Your task: Exactly reproduce the lines of the listing below from the one containing "Write the D3.js code for this chart." through the one containing "const y=d3.scaleLinear().domain([0.0328,0.4345]).range([B,T]);". Skip the images.

Task input:
--- Begin ---
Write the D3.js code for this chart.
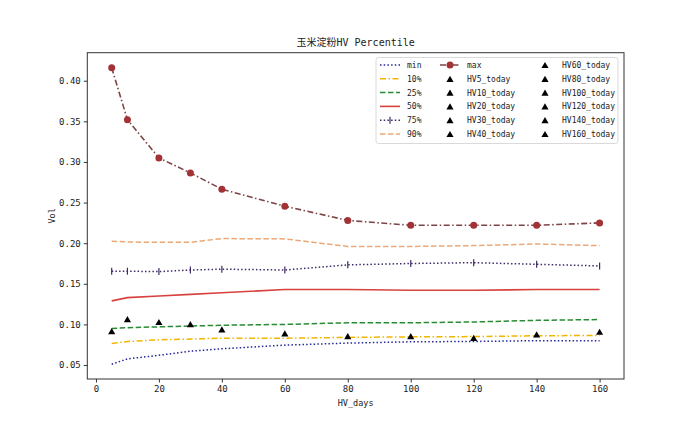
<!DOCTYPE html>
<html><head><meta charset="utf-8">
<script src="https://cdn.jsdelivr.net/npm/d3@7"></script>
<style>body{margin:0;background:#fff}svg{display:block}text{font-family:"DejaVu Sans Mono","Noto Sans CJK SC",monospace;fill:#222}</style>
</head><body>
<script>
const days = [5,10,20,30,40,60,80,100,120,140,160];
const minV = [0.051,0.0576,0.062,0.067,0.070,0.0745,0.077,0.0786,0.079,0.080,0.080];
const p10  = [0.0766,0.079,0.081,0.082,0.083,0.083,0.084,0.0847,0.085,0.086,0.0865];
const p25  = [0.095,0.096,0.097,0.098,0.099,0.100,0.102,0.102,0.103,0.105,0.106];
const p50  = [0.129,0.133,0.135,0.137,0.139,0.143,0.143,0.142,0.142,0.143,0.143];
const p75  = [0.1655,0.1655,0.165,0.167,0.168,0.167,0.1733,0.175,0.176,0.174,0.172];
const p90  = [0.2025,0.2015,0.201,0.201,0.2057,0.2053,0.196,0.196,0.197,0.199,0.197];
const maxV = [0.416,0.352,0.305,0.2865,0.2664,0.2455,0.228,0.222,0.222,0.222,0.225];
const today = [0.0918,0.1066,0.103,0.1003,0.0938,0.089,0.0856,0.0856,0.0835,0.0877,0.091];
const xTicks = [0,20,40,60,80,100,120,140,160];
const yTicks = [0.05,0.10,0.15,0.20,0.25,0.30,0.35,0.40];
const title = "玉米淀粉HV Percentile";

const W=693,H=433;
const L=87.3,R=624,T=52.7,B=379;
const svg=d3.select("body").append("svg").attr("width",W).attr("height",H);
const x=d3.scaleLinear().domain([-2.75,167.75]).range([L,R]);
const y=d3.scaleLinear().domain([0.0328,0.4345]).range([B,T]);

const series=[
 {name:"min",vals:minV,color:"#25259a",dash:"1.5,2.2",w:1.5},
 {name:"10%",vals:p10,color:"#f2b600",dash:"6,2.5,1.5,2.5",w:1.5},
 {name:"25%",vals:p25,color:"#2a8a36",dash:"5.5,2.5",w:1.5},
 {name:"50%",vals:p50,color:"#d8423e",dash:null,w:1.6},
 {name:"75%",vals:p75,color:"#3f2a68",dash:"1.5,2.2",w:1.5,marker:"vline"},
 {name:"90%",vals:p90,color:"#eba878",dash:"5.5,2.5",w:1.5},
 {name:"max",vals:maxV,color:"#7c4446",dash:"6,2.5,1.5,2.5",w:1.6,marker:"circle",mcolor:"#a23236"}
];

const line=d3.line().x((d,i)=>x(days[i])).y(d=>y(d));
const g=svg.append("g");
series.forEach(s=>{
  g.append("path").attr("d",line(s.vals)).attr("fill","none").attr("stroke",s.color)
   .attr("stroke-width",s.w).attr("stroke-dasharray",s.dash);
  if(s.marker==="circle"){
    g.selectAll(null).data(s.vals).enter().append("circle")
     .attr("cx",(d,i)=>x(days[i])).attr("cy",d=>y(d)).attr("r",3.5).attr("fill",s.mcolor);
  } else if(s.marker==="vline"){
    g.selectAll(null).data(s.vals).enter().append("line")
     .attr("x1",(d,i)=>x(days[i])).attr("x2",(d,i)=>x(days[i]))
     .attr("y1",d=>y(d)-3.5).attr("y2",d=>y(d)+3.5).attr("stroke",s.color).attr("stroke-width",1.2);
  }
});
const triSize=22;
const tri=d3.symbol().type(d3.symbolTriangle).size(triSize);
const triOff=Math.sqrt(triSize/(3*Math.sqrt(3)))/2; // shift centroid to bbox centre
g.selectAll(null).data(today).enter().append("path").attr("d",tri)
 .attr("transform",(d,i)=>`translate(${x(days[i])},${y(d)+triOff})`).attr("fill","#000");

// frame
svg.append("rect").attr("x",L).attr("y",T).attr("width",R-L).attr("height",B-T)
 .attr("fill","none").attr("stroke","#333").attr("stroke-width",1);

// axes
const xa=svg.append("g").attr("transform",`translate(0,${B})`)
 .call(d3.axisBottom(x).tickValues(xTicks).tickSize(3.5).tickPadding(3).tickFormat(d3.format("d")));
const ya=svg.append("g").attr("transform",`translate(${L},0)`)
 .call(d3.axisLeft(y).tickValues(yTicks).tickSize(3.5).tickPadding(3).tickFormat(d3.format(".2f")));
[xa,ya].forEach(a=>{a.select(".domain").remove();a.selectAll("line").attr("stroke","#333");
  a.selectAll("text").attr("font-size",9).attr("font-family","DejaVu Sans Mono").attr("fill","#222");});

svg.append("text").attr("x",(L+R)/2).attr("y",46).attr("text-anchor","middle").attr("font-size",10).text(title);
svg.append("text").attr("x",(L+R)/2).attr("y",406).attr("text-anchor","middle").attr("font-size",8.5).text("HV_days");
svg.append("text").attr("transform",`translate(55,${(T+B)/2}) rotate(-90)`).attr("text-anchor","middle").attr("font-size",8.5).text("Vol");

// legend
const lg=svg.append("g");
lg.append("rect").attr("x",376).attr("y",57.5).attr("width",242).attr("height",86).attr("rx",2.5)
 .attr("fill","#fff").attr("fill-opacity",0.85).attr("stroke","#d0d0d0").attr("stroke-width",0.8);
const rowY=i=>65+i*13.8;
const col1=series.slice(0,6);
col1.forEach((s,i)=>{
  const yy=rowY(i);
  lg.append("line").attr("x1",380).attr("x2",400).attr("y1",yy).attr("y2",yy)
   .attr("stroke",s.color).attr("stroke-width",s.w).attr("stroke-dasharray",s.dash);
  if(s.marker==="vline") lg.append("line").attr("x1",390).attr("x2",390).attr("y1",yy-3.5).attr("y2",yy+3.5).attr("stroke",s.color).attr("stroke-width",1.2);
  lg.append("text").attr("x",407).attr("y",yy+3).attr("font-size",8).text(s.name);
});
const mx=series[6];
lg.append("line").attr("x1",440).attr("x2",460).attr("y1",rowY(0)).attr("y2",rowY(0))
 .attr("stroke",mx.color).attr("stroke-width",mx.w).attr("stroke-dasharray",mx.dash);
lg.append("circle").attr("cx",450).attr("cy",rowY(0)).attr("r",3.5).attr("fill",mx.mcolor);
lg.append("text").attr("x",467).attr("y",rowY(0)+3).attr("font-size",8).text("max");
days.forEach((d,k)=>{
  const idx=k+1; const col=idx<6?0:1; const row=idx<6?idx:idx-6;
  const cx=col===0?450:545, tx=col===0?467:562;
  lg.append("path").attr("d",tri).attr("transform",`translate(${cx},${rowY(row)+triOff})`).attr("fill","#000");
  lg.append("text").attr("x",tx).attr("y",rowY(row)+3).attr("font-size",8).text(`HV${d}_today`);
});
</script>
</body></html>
--- End ---
--- Begin ---
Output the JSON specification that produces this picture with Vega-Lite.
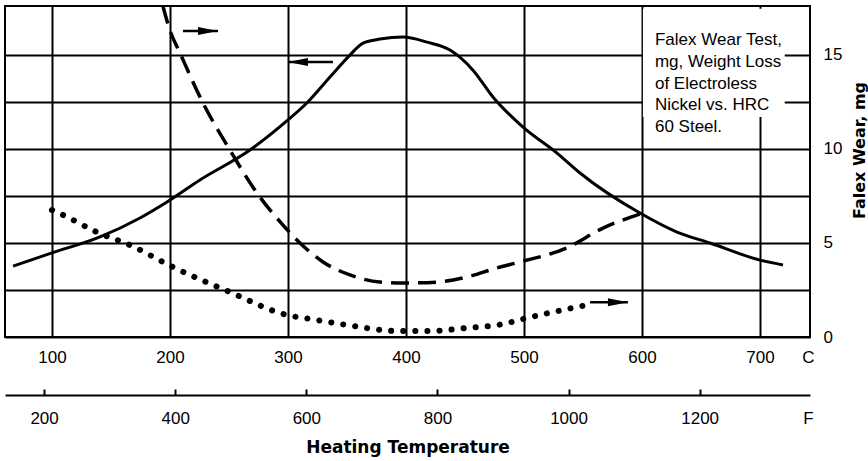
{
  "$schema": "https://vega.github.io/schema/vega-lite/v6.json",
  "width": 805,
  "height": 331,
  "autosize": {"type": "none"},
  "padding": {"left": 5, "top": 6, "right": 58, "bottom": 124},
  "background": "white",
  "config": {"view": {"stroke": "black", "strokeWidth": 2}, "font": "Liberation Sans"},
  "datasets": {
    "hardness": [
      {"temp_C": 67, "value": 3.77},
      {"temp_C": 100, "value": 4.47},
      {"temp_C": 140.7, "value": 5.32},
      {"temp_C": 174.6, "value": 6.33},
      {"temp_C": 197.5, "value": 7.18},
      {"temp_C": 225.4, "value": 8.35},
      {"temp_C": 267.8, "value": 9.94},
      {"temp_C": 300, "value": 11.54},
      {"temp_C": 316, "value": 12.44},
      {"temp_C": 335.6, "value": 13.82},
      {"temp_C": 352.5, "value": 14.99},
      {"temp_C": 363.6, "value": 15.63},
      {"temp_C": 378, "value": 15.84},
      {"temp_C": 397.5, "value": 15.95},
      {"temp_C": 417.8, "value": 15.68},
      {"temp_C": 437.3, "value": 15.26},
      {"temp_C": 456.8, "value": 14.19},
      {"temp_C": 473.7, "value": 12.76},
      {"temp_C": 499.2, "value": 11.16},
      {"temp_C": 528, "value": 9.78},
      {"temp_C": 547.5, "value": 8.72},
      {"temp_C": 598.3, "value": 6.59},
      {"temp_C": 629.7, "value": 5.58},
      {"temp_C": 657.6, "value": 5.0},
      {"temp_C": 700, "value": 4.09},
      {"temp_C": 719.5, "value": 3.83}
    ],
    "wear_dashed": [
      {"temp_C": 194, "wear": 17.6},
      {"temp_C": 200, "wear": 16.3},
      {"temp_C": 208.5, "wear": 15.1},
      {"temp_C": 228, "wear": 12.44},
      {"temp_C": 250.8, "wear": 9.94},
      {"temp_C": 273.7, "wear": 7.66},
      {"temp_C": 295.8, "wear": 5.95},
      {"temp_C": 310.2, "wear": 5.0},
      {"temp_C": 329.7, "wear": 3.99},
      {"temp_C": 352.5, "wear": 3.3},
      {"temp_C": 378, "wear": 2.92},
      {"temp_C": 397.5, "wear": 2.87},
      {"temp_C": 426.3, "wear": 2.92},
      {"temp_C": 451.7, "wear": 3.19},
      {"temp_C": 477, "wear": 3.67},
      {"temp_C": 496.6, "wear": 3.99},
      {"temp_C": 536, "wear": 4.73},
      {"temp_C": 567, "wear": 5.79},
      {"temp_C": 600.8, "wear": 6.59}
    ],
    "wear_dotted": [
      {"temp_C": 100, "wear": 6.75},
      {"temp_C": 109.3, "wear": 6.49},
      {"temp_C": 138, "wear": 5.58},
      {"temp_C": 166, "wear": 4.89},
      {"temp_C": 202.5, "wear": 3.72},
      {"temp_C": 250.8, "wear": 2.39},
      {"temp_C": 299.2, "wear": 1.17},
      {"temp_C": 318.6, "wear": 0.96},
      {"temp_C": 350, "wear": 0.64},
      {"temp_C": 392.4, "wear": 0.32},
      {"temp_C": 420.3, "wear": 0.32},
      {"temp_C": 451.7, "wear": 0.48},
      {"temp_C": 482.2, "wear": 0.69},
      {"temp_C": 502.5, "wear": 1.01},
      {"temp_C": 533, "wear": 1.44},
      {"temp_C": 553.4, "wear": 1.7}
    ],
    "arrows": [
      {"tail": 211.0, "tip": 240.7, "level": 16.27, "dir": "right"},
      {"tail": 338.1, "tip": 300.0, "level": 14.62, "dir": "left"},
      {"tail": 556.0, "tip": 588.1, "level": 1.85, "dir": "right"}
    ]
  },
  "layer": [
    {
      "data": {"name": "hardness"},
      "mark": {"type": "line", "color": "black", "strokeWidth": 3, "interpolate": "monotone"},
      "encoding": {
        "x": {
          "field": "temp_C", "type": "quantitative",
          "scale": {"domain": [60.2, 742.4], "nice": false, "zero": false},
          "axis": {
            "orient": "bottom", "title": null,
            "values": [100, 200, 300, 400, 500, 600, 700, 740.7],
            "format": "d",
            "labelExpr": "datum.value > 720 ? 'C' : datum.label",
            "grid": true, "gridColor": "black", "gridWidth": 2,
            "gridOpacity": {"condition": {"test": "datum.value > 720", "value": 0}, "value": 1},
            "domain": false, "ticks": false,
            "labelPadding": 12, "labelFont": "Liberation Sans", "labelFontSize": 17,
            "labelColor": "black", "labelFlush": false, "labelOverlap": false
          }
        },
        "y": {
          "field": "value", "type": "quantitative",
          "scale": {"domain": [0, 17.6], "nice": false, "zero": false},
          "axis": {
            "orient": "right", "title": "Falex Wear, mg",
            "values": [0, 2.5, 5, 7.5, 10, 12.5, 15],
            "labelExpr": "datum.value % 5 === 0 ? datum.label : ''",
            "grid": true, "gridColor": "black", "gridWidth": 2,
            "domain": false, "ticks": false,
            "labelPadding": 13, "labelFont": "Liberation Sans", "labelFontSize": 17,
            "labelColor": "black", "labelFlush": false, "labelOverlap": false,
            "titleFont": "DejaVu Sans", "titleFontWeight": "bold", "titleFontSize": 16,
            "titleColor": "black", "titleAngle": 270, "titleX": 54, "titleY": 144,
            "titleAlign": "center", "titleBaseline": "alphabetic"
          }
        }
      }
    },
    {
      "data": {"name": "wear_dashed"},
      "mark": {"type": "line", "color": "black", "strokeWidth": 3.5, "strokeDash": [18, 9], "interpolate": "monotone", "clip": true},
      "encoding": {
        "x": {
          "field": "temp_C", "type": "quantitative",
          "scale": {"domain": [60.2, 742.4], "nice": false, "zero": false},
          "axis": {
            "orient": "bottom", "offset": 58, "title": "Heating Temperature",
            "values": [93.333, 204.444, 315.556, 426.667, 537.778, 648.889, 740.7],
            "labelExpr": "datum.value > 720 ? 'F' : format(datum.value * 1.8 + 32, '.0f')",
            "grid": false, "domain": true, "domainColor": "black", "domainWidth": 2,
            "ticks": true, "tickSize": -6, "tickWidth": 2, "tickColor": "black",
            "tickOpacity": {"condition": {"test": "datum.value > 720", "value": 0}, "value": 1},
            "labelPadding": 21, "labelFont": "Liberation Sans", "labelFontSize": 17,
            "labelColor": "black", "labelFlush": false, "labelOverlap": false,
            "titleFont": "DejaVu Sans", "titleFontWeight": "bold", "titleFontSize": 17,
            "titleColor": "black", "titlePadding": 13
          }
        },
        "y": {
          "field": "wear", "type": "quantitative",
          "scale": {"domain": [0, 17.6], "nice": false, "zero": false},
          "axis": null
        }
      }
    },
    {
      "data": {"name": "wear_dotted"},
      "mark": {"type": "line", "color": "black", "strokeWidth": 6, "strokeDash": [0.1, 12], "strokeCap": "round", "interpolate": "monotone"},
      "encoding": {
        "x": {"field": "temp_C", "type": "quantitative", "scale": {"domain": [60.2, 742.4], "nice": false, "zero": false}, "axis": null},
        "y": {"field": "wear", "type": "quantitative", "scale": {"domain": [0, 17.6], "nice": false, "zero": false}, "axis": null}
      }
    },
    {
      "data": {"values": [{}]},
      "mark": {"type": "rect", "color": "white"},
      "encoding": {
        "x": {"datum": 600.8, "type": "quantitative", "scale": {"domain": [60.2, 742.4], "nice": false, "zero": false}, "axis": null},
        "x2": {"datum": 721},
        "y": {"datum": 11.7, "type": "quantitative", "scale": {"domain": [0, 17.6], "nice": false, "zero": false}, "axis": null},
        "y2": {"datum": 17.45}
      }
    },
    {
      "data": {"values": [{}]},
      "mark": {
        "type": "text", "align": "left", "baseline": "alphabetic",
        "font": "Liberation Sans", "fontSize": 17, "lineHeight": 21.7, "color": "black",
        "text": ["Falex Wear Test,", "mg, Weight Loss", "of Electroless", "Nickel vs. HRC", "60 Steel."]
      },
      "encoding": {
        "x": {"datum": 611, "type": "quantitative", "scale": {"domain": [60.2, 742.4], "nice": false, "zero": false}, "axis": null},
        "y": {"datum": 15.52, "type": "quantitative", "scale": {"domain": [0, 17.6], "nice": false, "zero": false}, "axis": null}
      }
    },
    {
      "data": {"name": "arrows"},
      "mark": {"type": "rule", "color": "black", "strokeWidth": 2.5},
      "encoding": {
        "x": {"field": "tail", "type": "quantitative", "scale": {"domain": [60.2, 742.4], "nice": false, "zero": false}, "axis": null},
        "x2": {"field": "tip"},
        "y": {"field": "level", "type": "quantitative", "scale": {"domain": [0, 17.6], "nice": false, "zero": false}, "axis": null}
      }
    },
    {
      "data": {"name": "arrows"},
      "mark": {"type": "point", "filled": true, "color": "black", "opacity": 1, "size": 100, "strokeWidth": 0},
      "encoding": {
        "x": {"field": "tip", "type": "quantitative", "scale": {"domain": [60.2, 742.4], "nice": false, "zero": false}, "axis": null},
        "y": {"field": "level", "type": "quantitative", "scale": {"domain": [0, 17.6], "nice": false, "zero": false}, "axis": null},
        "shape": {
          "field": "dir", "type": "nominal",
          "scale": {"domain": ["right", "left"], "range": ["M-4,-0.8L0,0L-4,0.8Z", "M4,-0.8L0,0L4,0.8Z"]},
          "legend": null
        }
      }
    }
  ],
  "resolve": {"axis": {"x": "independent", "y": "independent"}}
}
--- End ---
--- Begin ---
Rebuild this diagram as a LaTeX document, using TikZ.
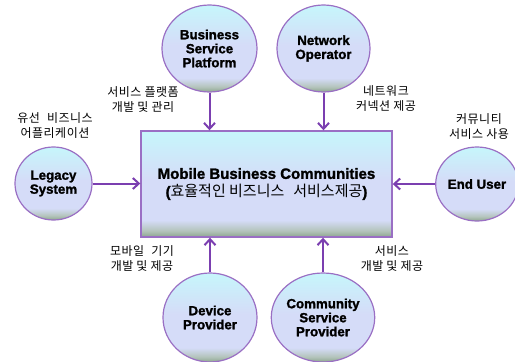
--- End ---
Exercise result:
Write the D3.js code for this chart.
<!DOCTYPE html>
<html><head><meta charset="utf-8">
<script src="https://cdn.jsdelivr.net/npm/d3@7"></script>
<style>body{margin:0;background:#fff}svg{display:block}text{font-family:"DejaVu Sans Mono","Noto Sans CJK SC",monospace;fill:#222}</style>
</head><body>
<script>
const days = [5,10,20,30,40,60,80,100,120,140,160];
const minV = [0.051,0.0576,0.062,0.067,0.070,0.0745,0.077,0.0786,0.079,0.080,0.080];
const p10  = [0.0766,0.079,0.081,0.082,0.083,0.083,0.084,0.0847,0.085,0.086,0.0865];
const p25  = [0.095,0.096,0.097,0.098,0.099,0.100,0.102,0.102,0.103,0.105,0.106];
const p50  = [0.129,0.133,0.135,0.137,0.139,0.143,0.143,0.142,0.142,0.143,0.143];
const p75  = [0.1655,0.1655,0.165,0.167,0.168,0.167,0.1733,0.175,0.176,0.174,0.172];
const p90  = [0.2025,0.2015,0.201,0.201,0.2057,0.2053,0.196,0.196,0.197,0.199,0.197];
const maxV = [0.416,0.352,0.305,0.2865,0.2664,0.2455,0.228,0.222,0.222,0.222,0.225];
const today = [0.0918,0.1066,0.103,0.1003,0.0938,0.089,0.0856,0.0856,0.0835,0.0877,0.091];
const xTicks = [0,20,40,60,80,100,120,140,160];
const yTicks = [0.05,0.10,0.15,0.20,0.25,0.30,0.35,0.40];
const title = "玉米淀粉HV Percentile";

const W=693,H=433;
const L=87.3,R=624,T=52.7,B=379;
const svg=d3.select("body").append("svg").attr("width",W).attr("height",H);
const x=d3.scaleLinear().domain([-2.75,167.75]).range([L,R]);
const y=d3.scaleLinear().domain([0.0328,0.4345]).range([B,T]);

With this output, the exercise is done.